**Part of a data file:**
------------------------------------
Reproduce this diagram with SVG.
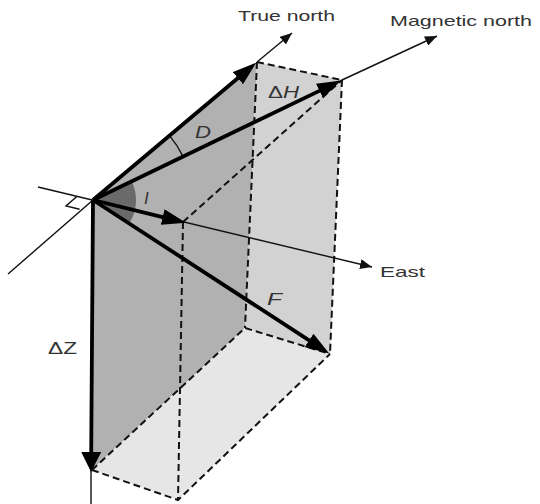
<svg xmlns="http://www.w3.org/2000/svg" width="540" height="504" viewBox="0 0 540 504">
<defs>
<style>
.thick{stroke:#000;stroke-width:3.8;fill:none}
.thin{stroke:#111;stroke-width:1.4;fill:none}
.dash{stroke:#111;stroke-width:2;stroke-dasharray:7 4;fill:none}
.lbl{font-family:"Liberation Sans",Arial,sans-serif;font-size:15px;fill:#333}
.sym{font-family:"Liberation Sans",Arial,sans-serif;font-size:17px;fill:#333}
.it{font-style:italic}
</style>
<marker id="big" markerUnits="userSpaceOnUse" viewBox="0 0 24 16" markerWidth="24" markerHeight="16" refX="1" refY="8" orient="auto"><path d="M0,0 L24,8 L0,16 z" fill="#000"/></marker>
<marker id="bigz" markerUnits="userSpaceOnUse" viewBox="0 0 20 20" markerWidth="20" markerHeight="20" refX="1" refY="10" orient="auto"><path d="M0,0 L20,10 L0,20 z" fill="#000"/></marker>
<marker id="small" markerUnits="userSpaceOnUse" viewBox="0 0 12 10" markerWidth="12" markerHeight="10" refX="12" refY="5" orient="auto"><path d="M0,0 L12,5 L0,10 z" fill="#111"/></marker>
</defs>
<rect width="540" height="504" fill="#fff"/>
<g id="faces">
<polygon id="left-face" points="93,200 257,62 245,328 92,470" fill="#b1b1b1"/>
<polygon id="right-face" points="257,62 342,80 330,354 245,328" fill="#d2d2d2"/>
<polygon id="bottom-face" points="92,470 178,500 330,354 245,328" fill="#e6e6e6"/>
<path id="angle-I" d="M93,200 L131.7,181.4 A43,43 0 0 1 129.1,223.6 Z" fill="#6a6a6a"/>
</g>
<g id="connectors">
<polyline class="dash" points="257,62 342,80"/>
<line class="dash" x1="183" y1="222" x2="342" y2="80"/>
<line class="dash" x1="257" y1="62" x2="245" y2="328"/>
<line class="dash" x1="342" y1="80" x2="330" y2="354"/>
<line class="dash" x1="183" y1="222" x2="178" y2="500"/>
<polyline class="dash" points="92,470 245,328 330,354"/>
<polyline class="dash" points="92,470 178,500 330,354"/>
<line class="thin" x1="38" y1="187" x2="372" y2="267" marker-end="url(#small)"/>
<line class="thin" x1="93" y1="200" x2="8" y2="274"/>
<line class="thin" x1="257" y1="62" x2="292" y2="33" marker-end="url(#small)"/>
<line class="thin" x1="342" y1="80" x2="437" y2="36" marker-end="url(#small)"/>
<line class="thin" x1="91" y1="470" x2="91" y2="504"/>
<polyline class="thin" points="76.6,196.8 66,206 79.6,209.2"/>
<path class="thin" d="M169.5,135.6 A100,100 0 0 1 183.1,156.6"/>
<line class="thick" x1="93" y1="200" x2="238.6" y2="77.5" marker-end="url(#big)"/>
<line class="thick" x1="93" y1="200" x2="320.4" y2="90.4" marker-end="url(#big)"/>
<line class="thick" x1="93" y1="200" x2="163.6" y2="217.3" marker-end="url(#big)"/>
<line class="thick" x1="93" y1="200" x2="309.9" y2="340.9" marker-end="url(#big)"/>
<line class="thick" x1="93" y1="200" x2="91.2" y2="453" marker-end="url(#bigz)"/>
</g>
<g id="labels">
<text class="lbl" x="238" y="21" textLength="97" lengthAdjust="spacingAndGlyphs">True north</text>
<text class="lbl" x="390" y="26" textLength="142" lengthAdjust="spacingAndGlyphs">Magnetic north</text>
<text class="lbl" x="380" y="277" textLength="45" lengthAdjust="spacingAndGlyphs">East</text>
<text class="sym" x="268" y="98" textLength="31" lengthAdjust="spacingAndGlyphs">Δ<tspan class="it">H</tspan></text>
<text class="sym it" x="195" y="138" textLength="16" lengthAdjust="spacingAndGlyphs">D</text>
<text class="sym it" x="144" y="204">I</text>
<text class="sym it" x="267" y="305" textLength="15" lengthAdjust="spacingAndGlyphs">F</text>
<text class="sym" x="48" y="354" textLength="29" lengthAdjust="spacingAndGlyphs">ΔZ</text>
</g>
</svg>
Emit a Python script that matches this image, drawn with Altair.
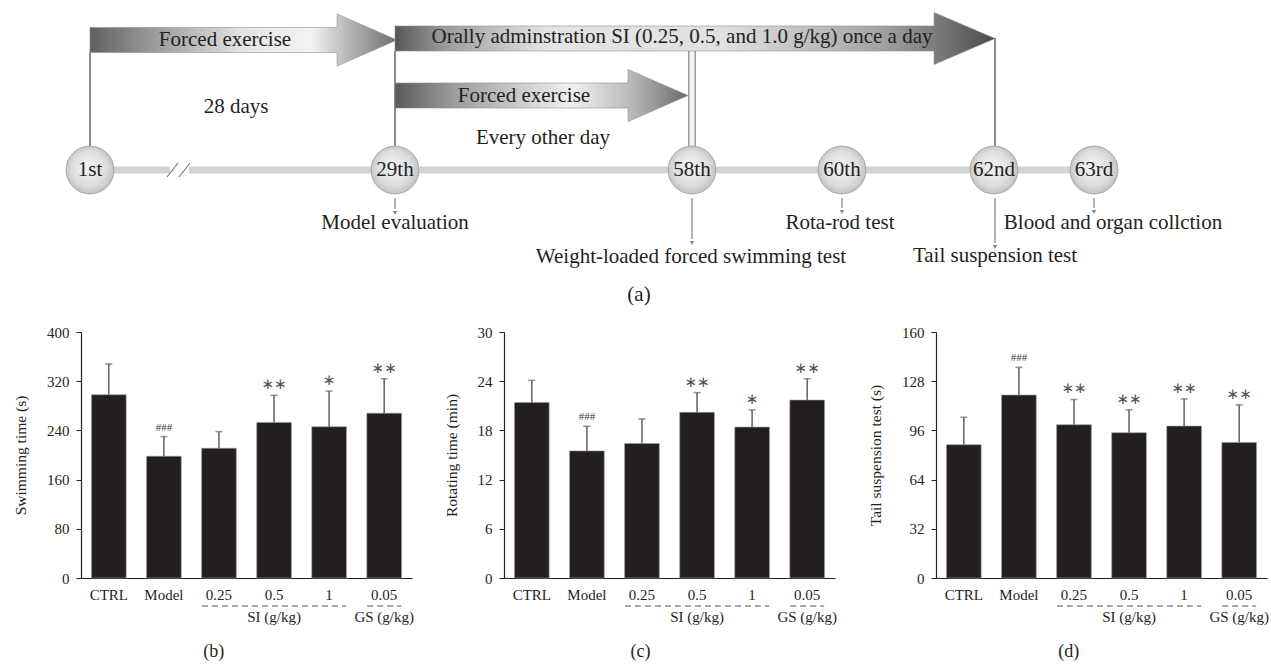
------------------------------------
**PROBLEM:** Report all lines of the material that contain the word "with".

**FINAL RESULT:**
Reproduce this diagram with SVG.
Emit a Python script that matches this image, drawn with Altair.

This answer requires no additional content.